Dunia ilmu pengetahuan berduka. Li Haibo, ilmuwan terkemuka Tiongkok, meninggal dunia di usia 41 tahun. Kematiannya yang mendadak diduga akibat kelelahan bekerja secara berlebihan.
Li, seorang profesor di Universitas Ningxia, terkenal atas risetnya di bidang material nano, elektrokimia, dan material optoelektronik. Prestasinya diakui secara internasional, dibuktikan dengan masuknya namanya dalam daftar 2% ilmuwan global teratas versi Universitas Stanford tahun 2023.
Karier Cemerlang Seorang Ilmuwan Muda
Li Haibo menyelesaikan pendidikan doktoralnya di bidang fisika di East China Normal University pada tahun 2012. Ia melanjutkan pendidikan pascadoktoralnya di University of South Australia dan bekerja sebagai peneliti di Singapore University of Technology and Design pada tahun 2014.
Ia bergabung dengan Universitas Ningxia di Yinchuan pada tahun 2013. Dua tahun kemudian, Li dipromosikan menjadi profesor madya dan belakangan menjabat sebagai wakil direktur pusat analisis dan pengujian universitas tersebut.
Kontribusinya di dunia penelitian sangat signifikan. Ia telah menerbitkan lebih dari 100 makalah di jurnal internasional dan memiliki 16 paten di Tiongkok serta satu paten di Amerika Serikat.
Beban Kerja Berlebihan: Faktor Kematian Ilmuwan Tiongkok?

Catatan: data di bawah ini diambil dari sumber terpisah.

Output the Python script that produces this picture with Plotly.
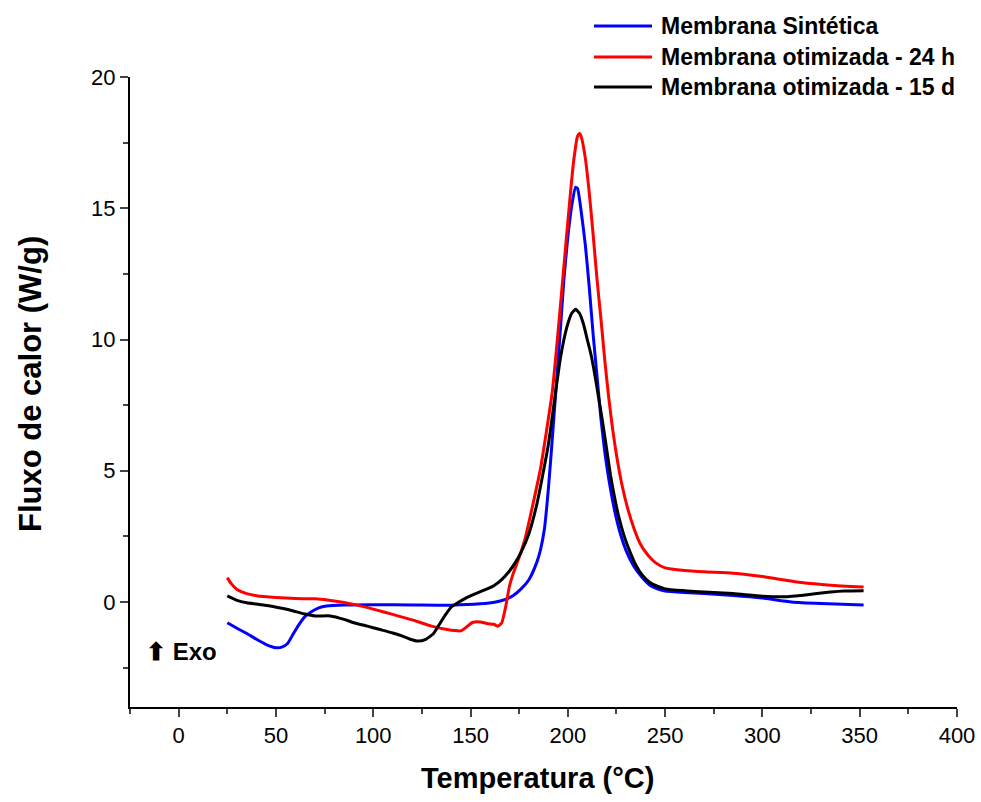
import plotly.graph_objects as go

# ---- data ----
t_sint = [25, 30, 35, 40, 45, 50, 53, 56, 59, 62, 65, 68, 72, 76, 85, 100, 120, 140, 155, 163, 168, 172, 176, 180, 184,
          186, 188, 190, 192, 194, 196, 198, 200, 202, 204, 205, 207, 209, 211, 213, 215, 217, 219, 221, 224, 227, 230,
          234, 238, 242, 246, 250, 260, 270, 285, 300, 315, 330, 352]
f_sint = [-0.79, -1.0, -1.2, -1.42, -1.62, -1.74, -1.72, -1.58, -1.2, -0.84, -0.55, -0.38, -0.22, -0.15, -0.11, -0.1,
          -0.11, -0.12, -0.07, 0.0, 0.1, 0.25, 0.5, 0.85, 1.5,
          2.0, 2.8, 4.3, 6.2, 8.2, 10.2, 12.3, 13.9, 15.1, 15.8, 15.75, 14.8, 13.6, 12.0, 10.2, 8.6, 7.0, 5.7, 4.7, 3.5,
          2.6, 1.95, 1.35, 0.95, 0.65, 0.5, 0.42, 0.36, 0.32, 0.25, 0.15, 0.0, -0.06, -0.11]

t_24h = [25, 27, 30, 35, 40, 50, 60, 70, 80, 90, 100, 110, 120, 130, 138, 145, 148, 151, 155, 159, 162, 164, 166, 168,
         170, 172, 175, 178, 182, 186, 189, 192, 195, 198, 201, 203, 205, 206, 207, 209, 211, 213, 215, 217, 219, 221,
         223, 225, 228, 231, 234, 237, 241, 245, 250, 260, 270, 285, 300, 310, 320, 335, 352]
f_24h = [0.93, 0.7, 0.48, 0.32, 0.24, 0.17, 0.13, 0.12, 0.04, -0.09, -0.27, -0.47, -0.68, -0.92, -1.05, -1.1, -0.95,
         -0.78, -0.76, -0.83, -0.85, -0.92, -0.8, -0.2, 0.6, 1.1, 1.7, 2.4, 3.7, 5.1, 6.5, 8.0, 10.3, 12.8, 15.3, 16.8,
         17.75, 17.85, 17.7, 16.9, 15.6, 14.0, 12.3, 10.8, 9.2, 7.8, 6.6, 5.6, 4.4, 3.5, 2.8, 2.25, 1.8, 1.5, 1.3, 1.2,
         1.15, 1.1, 0.97, 0.85, 0.74, 0.64, 0.57]

t_15d = [25, 30, 35, 40, 47, 53, 59, 65, 70, 78, 85, 90, 97, 103, 110, 115, 119, 123, 127, 131, 134, 137, 140, 144, 148,
         152, 157, 162, 166, 170, 173, 176, 180, 184, 187, 190, 193, 196, 198, 200, 202, 204, 206, 208, 210, 212, 214,
         216, 218, 220, 222, 224, 226, 229, 232, 235, 238, 242, 246, 250, 260, 270, 285, 300, 313, 320, 328, 335, 342, 352]
f_15d = [0.23, 0.06, -0.03, -0.08, -0.15, -0.24, -0.34, -0.46, -0.53, -0.53, -0.66, -0.79, -0.92, -1.04, -1.18, -1.3,
         -1.42, -1.49, -1.42, -1.2, -0.85, -0.5, -0.2, 0.0, 0.17, 0.3, 0.45, 0.62, 0.85, 1.18, 1.5, 1.9, 2.6, 3.7, 4.8,
         6.0, 7.6, 9.2, 10.0, 10.6, 11.0, 11.15, 11.0, 10.6, 10.0, 9.4, 8.6, 7.7, 6.8, 5.8, 4.8, 4.0, 3.3, 2.5, 1.9,
         1.4, 1.05, 0.75, 0.6, 0.5, 0.43, 0.38, 0.32, 0.22, 0.2, 0.25, 0.32, 0.38, 0.42, 0.43]

series_names = ["Membrana Sintética", "Membrana otimizada - 24 h", "Membrana otimizada - 15 d"]
series_colors = ["#0000FF", "#FF0000", "#000000"]
x_ticks = [0, 50, 100, 150, 200, 250, 300, 350, 400]
y_ticks = [0, 5, 10, 15, 20]

FONT = "Liberation Sans, Arial, sans-serif"

fig = go.Figure()
for t, f, name, col in [(t_sint, f_sint, series_names[0], series_colors[0]),
                        (t_24h, f_24h, series_names[1], series_colors[1]),
                        (t_15d, f_15d, series_names[2], series_colors[2])]:
    fig.add_trace(go.Scatter(x=t, y=f, mode="lines", name=name,
                             line=dict(color=col, width=3, shape="spline", smoothing=0.5),
                             showlegend=False))

# plot area in pixels
L, R, T, B = 130, 957, 77, 707
W, H = 981, 802


def px_x(p):
    return (p - L) / (R - L)


def px_y(p):
    return (B - p) / (B - T)


# manual legend (long line samples like the original)
shapes = []
annotations = []
legend_rows = [26, 57, 87]
for name, col, yy in zip(series_names, series_colors, legend_rows):
    shapes.append(dict(type="line", xref="paper", yref="paper",
                       x0=px_x(594), x1=px_x(652), y0=px_y(yy), y1=px_y(yy),
                       line=dict(color=col, width=3)))
    annotations.append(dict(xref="paper", yref="paper", x=px_x(659), y=px_y(yy),
                            xanchor="left", yanchor="middle", showarrow=False,
                            text="<b>%s</b>" % name,
                            font=dict(family=FONT, size=23, color="black")))

# Exo marker
annotations.append(dict(xref="paper", yref="paper", x=px_x(144), y=px_y(651),
                        xanchor="left", yanchor="middle", showarrow=False,
                        text="<b>\u2B06 Exo</b>",
                        font=dict(family=FONT, size=24, color="black")))

# axis titles
annotations.append(dict(xref="paper", yref="paper", x=px_x(537), y=px_y(778),
                        xanchor="center", yanchor="middle", showarrow=False,
                        text="<b>Temperatura (°C)</b>",
                        font=dict(family=FONT, size=29, color="black")))
annotations.append(dict(xref="paper", yref="paper", x=px_x(30), y=px_y(384),
                        xanchor="center", yanchor="middle", showarrow=False, textangle=-90,
                        text="<b>Fluxo de calor (W/g)</b>",
                        font=dict(family=FONT, size=31, color="black")))

fig.update_layout(
    width=W, height=H,
    margin=dict(l=L, r=W - R, t=T, b=H - B, autoexpand=False),
    paper_bgcolor="white", plot_bgcolor="white",
    shapes=shapes, annotations=annotations,
    font=dict(family=FONT, color="black"),
)
fig.update_xaxes(range=[-25, 400], tickvals=x_ticks, ticks="outside", ticklen=8, tickwidth=1.5,
                 showline=True, linecolor="black", linewidth=2, showgrid=False, zeroline=False,
                 automargin=False,
                 tickfont=dict(family=FONT, size=22, color="black"),
                 minor=dict(ticks="outside", ticklen=5, tickwidth=1.5, dtick=50, tick0=-25, showgrid=False))
fig.update_yaxes(range=[-4, 20], tickvals=y_ticks, ticks="outside", ticklen=8, tickwidth=1.5,
                 showline=True, linecolor="black", linewidth=2, showgrid=False, zeroline=False,
                 automargin=False,
                 tickfont=dict(family=FONT, size=22, color="black"),
                 minor=dict(ticks="outside", ticklen=5, tickwidth=1.5, dtick=5, tick0=2.5, showgrid=False))

fig.write_html("out.html")
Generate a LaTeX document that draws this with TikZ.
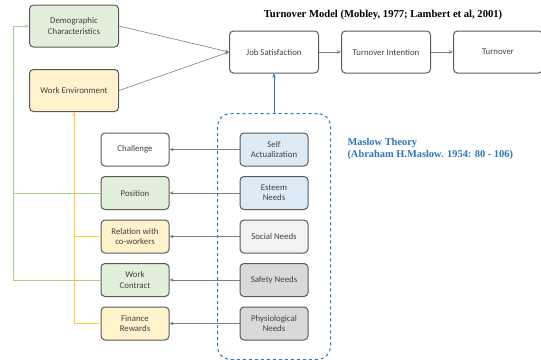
\documentclass[tikz,border=0pt]{standalone}
\usepackage{fontspec}
\setmainfont{Carlito}
\newfontfamily\titlefont{Liberation Serif}
\usetikzlibrary{positioning, fit, arrows.meta}
\definecolor{greenfill}{HTML}{E2EFDA}
\definecolor{yellowfill}{HTML}{FFF2CC}
\definecolor{bluefill}{HTML}{DDEBF7}
\definecolor{socialfill}{HTML}{F2F2F2}
\definecolor{safetyfill}{HTML}{D9D9D9}
\definecolor{boxline}{HTML}{595959}
\definecolor{linkgray}{HTML}{7F7F7F}
\definecolor{greenline}{HTML}{A9D18E}
\definecolor{yellowline}{HTML}{FFC000}
\definecolor{maslowblue}{HTML}{2E75B6}
\tikzset{
  >={Stealth[length=4pt,width=3.5pt]},
  box/.style={draw=boxline, line width=1pt, rounded corners=4pt, align=center,
    text=black!75, font=\fontsize{8.8}{10.2}\selectfont},
  bigbox/.style={box, minimum width=89pt, minimum height=42pt},
  smallbox/.style={box, minimum width=68pt, minimum height=33pt},
  link/.style={->, draw=linkgray, line width=0.6pt},
  greenlink/.style={draw=greenline, line width=0.6pt},
  yellowlink/.style={draw=yellowline!80, line width=0.6pt},
}

\begin{document}
\begin{tikzpicture}[x=1pt, y=-1pt]
  \useasboundingbox (0,0) rectangle (541,359);

  % turnover model
  \node[font=\titlefont\bfseries\fontsize{10.6}{12}\selectfont] (title) at (383,15)
    {Turnover Model (Mobley, 1977; Lambert et al, 2001)};
  \node[bigbox, fill=greenfill] (demo) at (74,26) {Demographic\\Characteristics};
  \node[bigbox, fill=yellowfill] (workenv) at (74,90.5) {Work Environment};
  \node[bigbox] (jobsat) at (274,52) {Job Satisfaction};
  \node[bigbox, right=22pt of jobsat] (intent) {Turnover Intention};
  \node[bigbox, right=22pt of intent] (turnover) {Turnover};

  % work factors
  \node[smallbox] (challenge) at (135,149.5) {Challenge};
  \node[smallbox, fill=greenfill, below=9.5pt of challenge] (position) {Position};
  \node[smallbox, fill=yellowfill, below=9.5pt of position] (relation) {Relation with\\co-workers};
  \node[smallbox, fill=greenfill, below=9.5pt of relation] (contract) {Work\\Contract};
  \node[smallbox, fill=yellowfill, below=9.5pt of contract] (finance) {Finance\\Rewards};

  % maslow needs
  \node[smallbox, fill=bluefill] (selfact) at (274,149.5) {Self\\Actualization};
  \node[smallbox, fill=bluefill, below=9.5pt of selfact] (esteem) {Esteem\\Needs};
  \node[smallbox, fill=socialfill, below=9.5pt of esteem] (social) {Social Needs};
  \node[smallbox, fill=safetyfill, below=9.5pt of social] (safety) {Safety Needs};
  \node[smallbox, fill=safetyfill, below=9.5pt of safety] (physio) {Physiological\\Needs};
  \node[draw=maslowblue, dashed, line width=1pt, rounded corners=13pt,
    inner xsep=22pt, inner ysep=19pt, fit=(selfact)(physio)] (maslow) {};
  \node[anchor=north west, align=left, text=maslowblue,
    font=\titlefont\bfseries\fontsize{10.4}{12}\selectfont] (maslowlabel) at (344,135)
    {Maslow Theory\\(Abraham H.Maslow. 1954: 80 - 106)};

  \coordinate (gbus) at (13,0);

  \draw[link] (demo.east) -- (jobsat.west);
  \draw[link] (workenv.east) -- (jobsat.west);
  \draw[link] (jobsat) -- (intent);
  \draw[link] (intent) -- (turnover);
  \draw[->, draw=maslowblue, line width=0.6pt] (maslow.north) -- (maslow.north |- jobsat.south);

  \draw[link] (selfact) -- (challenge);
  \draw[link] (esteem) -- (position);
  \draw[link] (social) -- (relation);
  \draw[link] (safety) -- (contract);
  \draw[link] (physio) -- (finance);

  \draw[greenlink, ->] (position.west) -| (gbus |- demo.west) -- (demo.west);
  \draw[greenlink] (contract.west) -| (gbus |- position.west);
  \draw[yellowlink, ->] (finance.west) -| (workenv.south);
  \draw[yellowlink] (relation.west) -- (relation.west -| workenv.south);
\end{tikzpicture}
\end{document}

Media Wuhan, Jiupai News, melaporkan Li meninggal karena penyakit yang datang secara tiba-tiba. Namun, kisah hidupnya menunjukkan pola kerja yang sangat intens.
Li pernah menceritakan bagaimana ia menghabiskan waktu malam harinya untuk mencari informasi dan menulis proposal penelitian, karena waktu siangnya habis untuk mengajar dan rapat. Ia mengaku hanya tidur empat hingga lima jam sehari.
Kematian Li menyoroti masalah kesehatan yang dialami banyak ilmuwan Tiongkok akibat beban kerja yang berat. Kasus serupa telah terjadi sebelumnya. Bulan lalu, keluarga seorang ilmuwan material terkemuka menulis surat terbuka setelah kematian anggota keluarganya yang berusia 47 tahun karena beban kerja yang ekstrem.
Meningkatnya Angka Kematian Ilmuwan di Tiongkok
Liu Yongfeng, profesor terkemuka dari Universitas Zhejiang, mengalami pendarahan otak saat konferensi dan meninggal pada Maret lalu. Keluarganya menghitung ia bekerja selama 319 hari dalam waktu sekitar 10 bulan, jauh melebihi batas hari kerja resmi.
Kasus Li Haibo dan Liu Yongfeng bukanlah kejadian yang terisolasi. Sejumlah kematian peneliti berusia empat puluhan dan lima puluhan telah dilaporkan di komunitas penelitian Tiongkok tahun ini.
Contoh lain adalah Li Zhiming, profesor di fakultas arsitektur lanskap Universitas Kehutanan Nanjing, yang meninggal di usia 50 tahun. Yang Bingyou, wakil presiden Universitas Pengobatan Tiongkok Heilongjiang, juga meninggal di usia 54 tahun. Bahkan, Zhang Jinlei, profesor madya di Universitas Aeronautika Zhengzhou, meninggal dunia di usia 46 tahun.
Kematian para ilmuwan ini menimbulkan keprihatinan serius tentang keseimbangan antara tuntutan pekerjaan dan kesehatan di kalangan akademisi Tiongkok. Perlunya perhatian lebih terhadap kesejahteraan para peneliti agar tragedi serupa tidak terulang kembali.
Kematian Li Haibo menjadi pengingat penting tentang perlunya keseimbangan antara ambisi akademik dan kesehatan mental dan fisik. Kehilangan seorang ilmuwan berbakat di usia muda merupakan kerugian besar bagi dunia ilmu pengetahuan.